Retype the lines beneath this one, from the first through the line containing "522]).paddingInner(10 / 46);". Pictures are left out.

══════

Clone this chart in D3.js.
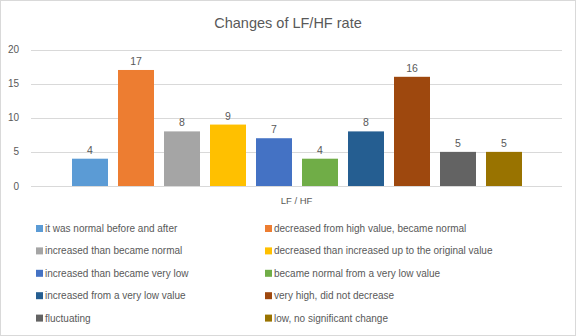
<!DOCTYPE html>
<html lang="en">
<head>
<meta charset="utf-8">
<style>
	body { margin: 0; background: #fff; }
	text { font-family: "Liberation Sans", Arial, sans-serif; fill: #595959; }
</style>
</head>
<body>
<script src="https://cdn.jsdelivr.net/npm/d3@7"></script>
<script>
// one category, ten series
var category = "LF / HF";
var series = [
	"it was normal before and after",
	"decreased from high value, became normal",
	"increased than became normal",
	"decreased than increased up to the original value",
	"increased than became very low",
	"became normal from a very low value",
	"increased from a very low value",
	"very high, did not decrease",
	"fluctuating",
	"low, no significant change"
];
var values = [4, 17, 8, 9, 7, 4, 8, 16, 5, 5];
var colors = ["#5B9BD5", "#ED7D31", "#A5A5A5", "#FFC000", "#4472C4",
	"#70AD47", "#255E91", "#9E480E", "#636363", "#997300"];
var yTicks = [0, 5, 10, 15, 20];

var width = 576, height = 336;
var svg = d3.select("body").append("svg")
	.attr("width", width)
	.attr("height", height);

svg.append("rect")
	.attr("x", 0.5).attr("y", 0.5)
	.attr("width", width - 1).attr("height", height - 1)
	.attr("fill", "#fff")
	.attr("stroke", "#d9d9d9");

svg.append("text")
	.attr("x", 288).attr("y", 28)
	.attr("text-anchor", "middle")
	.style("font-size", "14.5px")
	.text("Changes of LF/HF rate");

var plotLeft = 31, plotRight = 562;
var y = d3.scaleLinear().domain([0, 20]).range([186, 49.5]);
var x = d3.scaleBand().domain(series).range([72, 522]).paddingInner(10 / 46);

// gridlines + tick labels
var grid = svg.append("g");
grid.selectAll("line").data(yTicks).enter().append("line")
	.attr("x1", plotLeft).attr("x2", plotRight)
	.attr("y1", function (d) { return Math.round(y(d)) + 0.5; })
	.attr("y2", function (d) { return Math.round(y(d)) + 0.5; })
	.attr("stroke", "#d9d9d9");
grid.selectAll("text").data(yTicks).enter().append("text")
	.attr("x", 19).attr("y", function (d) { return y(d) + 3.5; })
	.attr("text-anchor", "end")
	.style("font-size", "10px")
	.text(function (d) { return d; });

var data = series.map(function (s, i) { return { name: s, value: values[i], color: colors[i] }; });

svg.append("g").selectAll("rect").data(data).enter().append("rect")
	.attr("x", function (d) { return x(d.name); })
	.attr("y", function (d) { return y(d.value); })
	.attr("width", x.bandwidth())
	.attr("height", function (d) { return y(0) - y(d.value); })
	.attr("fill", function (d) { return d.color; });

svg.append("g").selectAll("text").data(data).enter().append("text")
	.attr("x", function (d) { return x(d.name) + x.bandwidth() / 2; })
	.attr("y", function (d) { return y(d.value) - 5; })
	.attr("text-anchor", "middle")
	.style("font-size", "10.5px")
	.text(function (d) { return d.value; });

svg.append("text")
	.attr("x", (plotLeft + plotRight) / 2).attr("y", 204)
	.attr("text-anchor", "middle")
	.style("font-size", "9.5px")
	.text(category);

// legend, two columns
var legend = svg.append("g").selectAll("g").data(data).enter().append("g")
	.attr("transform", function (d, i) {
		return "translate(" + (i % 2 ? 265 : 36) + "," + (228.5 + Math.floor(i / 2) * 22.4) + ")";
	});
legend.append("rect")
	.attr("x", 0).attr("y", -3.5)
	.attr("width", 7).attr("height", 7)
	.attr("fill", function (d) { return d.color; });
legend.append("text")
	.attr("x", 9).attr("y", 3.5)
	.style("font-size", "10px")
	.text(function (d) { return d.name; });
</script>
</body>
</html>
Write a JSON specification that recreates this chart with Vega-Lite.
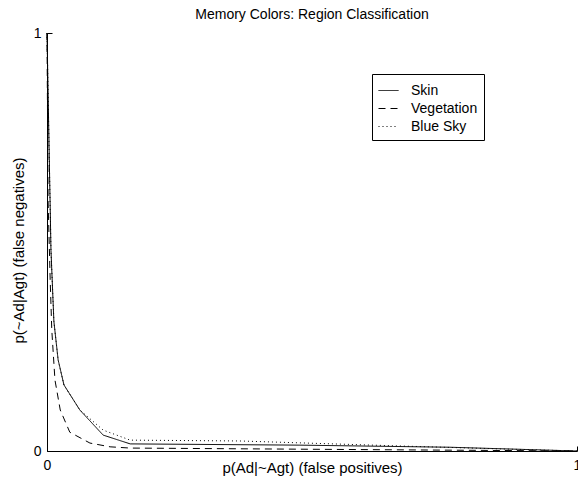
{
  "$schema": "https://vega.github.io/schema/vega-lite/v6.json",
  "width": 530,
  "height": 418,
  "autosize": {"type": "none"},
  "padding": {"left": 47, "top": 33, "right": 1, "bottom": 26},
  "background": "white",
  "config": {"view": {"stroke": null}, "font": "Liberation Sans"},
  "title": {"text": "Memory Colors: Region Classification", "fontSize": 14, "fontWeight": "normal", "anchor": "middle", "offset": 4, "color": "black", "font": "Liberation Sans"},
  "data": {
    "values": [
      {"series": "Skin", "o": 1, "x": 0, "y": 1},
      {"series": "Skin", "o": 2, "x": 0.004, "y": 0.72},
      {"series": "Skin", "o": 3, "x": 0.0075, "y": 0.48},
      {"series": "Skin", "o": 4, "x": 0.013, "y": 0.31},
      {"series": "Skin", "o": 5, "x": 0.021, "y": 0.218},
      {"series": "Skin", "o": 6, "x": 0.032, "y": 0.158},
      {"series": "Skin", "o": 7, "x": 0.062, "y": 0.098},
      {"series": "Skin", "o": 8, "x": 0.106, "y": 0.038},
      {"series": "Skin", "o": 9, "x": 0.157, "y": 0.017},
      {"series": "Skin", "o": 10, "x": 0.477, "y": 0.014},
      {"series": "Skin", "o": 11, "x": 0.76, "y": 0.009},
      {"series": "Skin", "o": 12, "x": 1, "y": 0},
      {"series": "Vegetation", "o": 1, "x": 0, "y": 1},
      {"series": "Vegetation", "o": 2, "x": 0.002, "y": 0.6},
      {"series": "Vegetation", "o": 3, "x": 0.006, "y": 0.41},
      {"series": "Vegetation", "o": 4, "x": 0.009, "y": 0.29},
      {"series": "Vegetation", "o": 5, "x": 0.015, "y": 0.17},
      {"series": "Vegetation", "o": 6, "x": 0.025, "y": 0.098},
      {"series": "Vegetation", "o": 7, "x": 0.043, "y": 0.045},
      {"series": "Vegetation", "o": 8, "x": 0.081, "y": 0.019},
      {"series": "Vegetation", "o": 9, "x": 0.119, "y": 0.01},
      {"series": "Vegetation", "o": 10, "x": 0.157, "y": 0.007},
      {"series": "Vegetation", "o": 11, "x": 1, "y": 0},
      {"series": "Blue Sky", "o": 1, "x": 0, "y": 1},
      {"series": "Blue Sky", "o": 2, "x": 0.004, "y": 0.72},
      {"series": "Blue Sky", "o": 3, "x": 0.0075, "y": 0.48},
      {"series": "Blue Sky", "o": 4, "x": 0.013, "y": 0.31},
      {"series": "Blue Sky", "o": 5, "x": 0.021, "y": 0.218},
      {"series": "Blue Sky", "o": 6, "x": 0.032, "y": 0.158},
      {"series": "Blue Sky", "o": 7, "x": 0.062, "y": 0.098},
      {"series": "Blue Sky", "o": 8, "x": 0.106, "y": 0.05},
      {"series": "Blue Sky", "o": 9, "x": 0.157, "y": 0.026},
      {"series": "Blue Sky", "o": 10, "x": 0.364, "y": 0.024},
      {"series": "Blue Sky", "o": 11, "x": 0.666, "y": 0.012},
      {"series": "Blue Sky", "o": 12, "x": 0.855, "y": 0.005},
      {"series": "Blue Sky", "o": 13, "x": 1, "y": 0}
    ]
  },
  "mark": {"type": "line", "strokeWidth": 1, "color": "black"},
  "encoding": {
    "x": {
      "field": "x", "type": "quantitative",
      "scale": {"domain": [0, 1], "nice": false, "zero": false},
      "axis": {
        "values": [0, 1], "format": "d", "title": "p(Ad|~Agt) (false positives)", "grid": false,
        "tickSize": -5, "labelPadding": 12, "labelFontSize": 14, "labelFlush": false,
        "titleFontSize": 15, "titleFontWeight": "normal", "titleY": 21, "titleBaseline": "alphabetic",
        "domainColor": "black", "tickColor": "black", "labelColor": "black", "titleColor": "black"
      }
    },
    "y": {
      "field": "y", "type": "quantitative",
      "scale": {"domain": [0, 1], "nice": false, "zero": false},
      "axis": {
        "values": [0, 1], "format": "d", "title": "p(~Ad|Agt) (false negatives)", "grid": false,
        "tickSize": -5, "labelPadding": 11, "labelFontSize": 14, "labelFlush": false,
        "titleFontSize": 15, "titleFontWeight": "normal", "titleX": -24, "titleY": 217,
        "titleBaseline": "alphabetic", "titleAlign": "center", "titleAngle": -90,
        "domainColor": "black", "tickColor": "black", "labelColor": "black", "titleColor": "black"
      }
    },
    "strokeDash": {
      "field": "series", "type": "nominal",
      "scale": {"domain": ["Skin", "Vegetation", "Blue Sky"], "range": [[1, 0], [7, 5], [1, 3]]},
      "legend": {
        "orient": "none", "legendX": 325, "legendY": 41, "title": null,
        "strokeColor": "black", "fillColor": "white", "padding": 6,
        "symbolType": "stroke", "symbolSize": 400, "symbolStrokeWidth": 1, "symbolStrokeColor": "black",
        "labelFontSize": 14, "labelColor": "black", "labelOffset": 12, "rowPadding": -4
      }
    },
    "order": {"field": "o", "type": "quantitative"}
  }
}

══════

Result of the task:
Clone this chart in D3.js.
<!DOCTYPE html>
<html lang="en">
<head>
<meta charset="utf-8">
<style>
	body { margin: 0; background: #fff; }
	text { font-family: "Liberation Sans", Arial, sans-serif; fill: #595959; }
</style>
</head>
<body>
<script src="https://cdn.jsdelivr.net/npm/d3@7"></script>
<script>
// one category, ten series
var category = "LF / HF";
var series = [
	"it was normal before and after",
	"decreased from high value, became normal",
	"increased than became normal",
	"decreased than increased up to the original value",
	"increased than became very low",
	"became normal from a very low value",
	"increased from a very low value",
	"very high, did not decrease",
	"fluctuating",
	"low, no significant change"
];
var values = [4, 17, 8, 9, 7, 4, 8, 16, 5, 5];
var colors = ["#5B9BD5", "#ED7D31", "#A5A5A5", "#FFC000", "#4472C4",
	"#70AD47", "#255E91", "#9E480E", "#636363", "#997300"];
var yTicks = [0, 5, 10, 15, 20];

var width = 576, height = 336;
var svg = d3.select("body").append("svg")
	.attr("width", width)
	.attr("height", height);

svg.append("rect")
	.attr("x", 0.5).attr("y", 0.5)
	.attr("width", width - 1).attr("height", height - 1)
	.attr("fill", "#fff")
	.attr("stroke", "#d9d9d9");

svg.append("text")
	.attr("x", 288).attr("y", 28)
	.attr("text-anchor", "middle")
	.style("font-size", "14.5px")
	.text("Changes of LF/HF rate");

var plotLeft = 31, plotRight = 562;
var y = d3.scaleLinear().domain([0, 20]).range([186, 49.5]);
var x = d3.scaleBand().domain(series).range([72, 522]).paddingInner(10 / 46);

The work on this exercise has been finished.